First, we're going to kick LSU's tail next week. The week leading up to it is going to be almost as much fun as the game itself. It was a soggy afternoon and I'm just now about dried out. But I CAN NOT WAIT TO GET BACK AND SCREAM AND CHEER AND CHEST BUMP AND REFILL MY STADIUM CUP AGAIN AND AGAIN!!!

Next, crap on a broken record cracker. Are we the only damn team on Earth that doesn't have a kicker that can kick the ball into the endzone? Sometimes it seems like a coaching decision and others it seems like a different flavor of weak sauce. Either way it tastes like rotten corn dogs.

Just let Murray kickoff.

(Kidding. Really.)

Friday, September 20, 2013

"Loyalty before royalty"

Great story about Damian Swann and his support system. Bowers goes deep into the starting cornerback's childhood, his development as an athlete, his recruitment, and this nugget he adopted from Jarvis Jones.
It was in Athens that Damian has found his second family as he is in the midst of his second season as a start for the Bulldogs. It’s a friendship he cultivated with former Georgia linebacker Jarvis Jones, now with the Pittsburgh Steelers, that helped Damian build on a “loyalty before royalty” principle — look after the people who look after him. The phrase, coined by Jones, Damian says, just carries over the concept he grew up with. And his teammates take note of the character trait Damian says he got from his dad.
Good read. Check it out.

The unbearable lightness of lackadaisicalness

North Texas is a 32 point dog in Athens tomorrow. So why are we so nervous? Sure, Akron set the stage well last week in Ann Arbor. But there are examples that hit much closer to home.

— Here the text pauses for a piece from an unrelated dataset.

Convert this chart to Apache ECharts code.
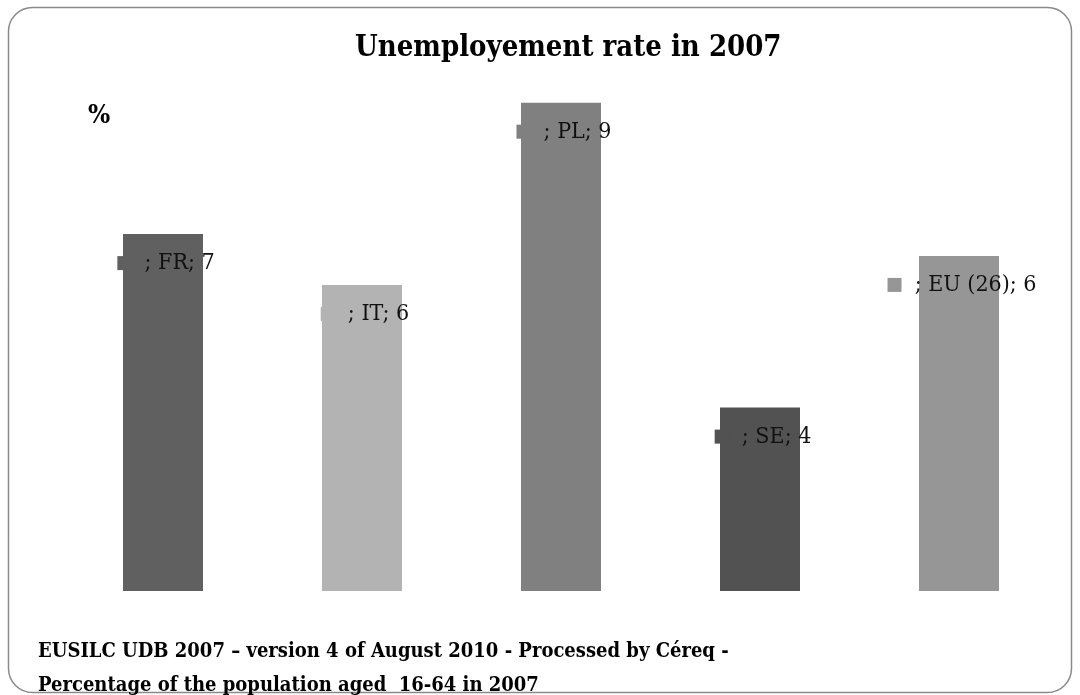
<!DOCTYPE html>
<html>
<head>
<meta charset="utf-8">
<title>Unemployement rate in 2007</title>
<script src="https://cdn.jsdelivr.net/npm/echarts@6/dist/echarts.min.js"></script>
<style>
  html, body { margin: 0; padding: 0; background: #ffffff; }
  #chart { width: 1080px; height: 695px; }
</style>
</head>
<body>
<div id="chart"></div>
<script>
// Unemployment rate by country, 2007 (%)
var countries = ['FR', 'IT', 'PL', 'SE', 'EU (26)'];
var rates = [6.87, 5.89, 9.4, 3.53, 6.45];
var barColors = ['#606060', '#b3b3b3', '#808080', '#525252', '#969696'];

var serif = '"DejaVu Serif Condensed", "DejaVu Serif", serif';

// one coloured key square per bar, used in the value labels
var rich = { t: { fontFamily: serif, fontSize: 23, color: '#111111', lineHeight: 26 } };
barColors.forEach(function (c, i) {
  rich['sq' + i] = { width: 14, height: 14, backgroundColor: c };
});

var chart = echarts.init(document.getElementById('chart'), null, { renderer: 'canvas' });

chart.setOption({
  animation: false,
  backgroundColor: '#ffffff',
  title: [
    {
      text: 'Unemployement rate in 2007',
      left: 355,
      top: 34,
      padding: 0,
      textStyle: { fontFamily: serif, fontWeight: 'bold', fontSize: 29, color: '#000000' }
    },
    {
      text: '%',
      left: 88,
      top: 103,
      padding: 0,
      textStyle: { fontFamily: serif, fontWeight: 'bold', fontSize: 26, color: '#000000' }
    },
    {
      text: 'EUSILC UDB 2007 \u2013 version 4 of August 2010 - Processed by C\u00e9req -\nPercentage of the population aged  16-64 in 2007',
      left: 38,
      top: 635,
      padding: 0,
      textStyle: { fontFamily: serif, fontWeight: 'bold', fontSize: 20, color: '#000000', lineHeight: 34 }
    }
  ],
  graphic: [
    {
      type: 'rect',
      silent: true,
      shape: { x: 8.5, y: 7.5, width: 1063, height: 685, r: 24 },
      style: { fill: 'none', stroke: '#8a8a8a', lineWidth: 1.5 }
    }
  ],
  grid: { left: 63.5, right: 21.5, top: 71.5, bottom: 104 },
  xAxis: {
    type: 'category',
    data: countries,
    show: false
  },
  yAxis: {
    type: 'value',
    min: 0,
    max: 10,
    show: false,
    splitLine: { show: false }
  },
  series: [
    {
      type: 'bar',
      barWidth: 80,
      data: rates.map(function (v, i) {
        return { value: v, itemStyle: { color: barColors[i] } };
      }),
      label: {
        show: true,
        position: 'insideTop',
        distance: 16,
        offset: [3, 0],
        formatter: function (p) {
          return '{sq' + p.dataIndex + '|}{t|  ; ' + p.name + '; ' + Math.round(p.value) + '}';
        },
        rich: rich
      }
    }
  ]
});
</script>
</body>
</html>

There was Troy in 2007 where the Dawgs won by double digits - albeit barely - in a game that was way too uncomfortable to watch. There was also Marshall in 2004, another 10 point victory over a mid-major, 13-3. Not to mention UAB in 2003, a narrow 16-13 victory by the skin of our teeth. Or more directly, a Blazer missed field goal.

Recently, you only have to look at last season's games against both Buffalo and to a lesser extent Florida Atlantic. Both were early season charity games that saw the defense struggle to contain an offense that should have barely put up a fight. Instead, we give up nearly 200 yards rushing to Buffalo and 134 to FAU on the way to allowing 23 and 20 points respectively.

Which is why I posted this last week in terms of stopping the run. The Mean Green can run the ball if someone lets them. They have some playmakers and they're bringing about 20 offensive linemen with them (seriously, take a look at how many big uglies they carry on their roster). Are we going to force them into long yardage on third down? Can we contain their mobile quarterback?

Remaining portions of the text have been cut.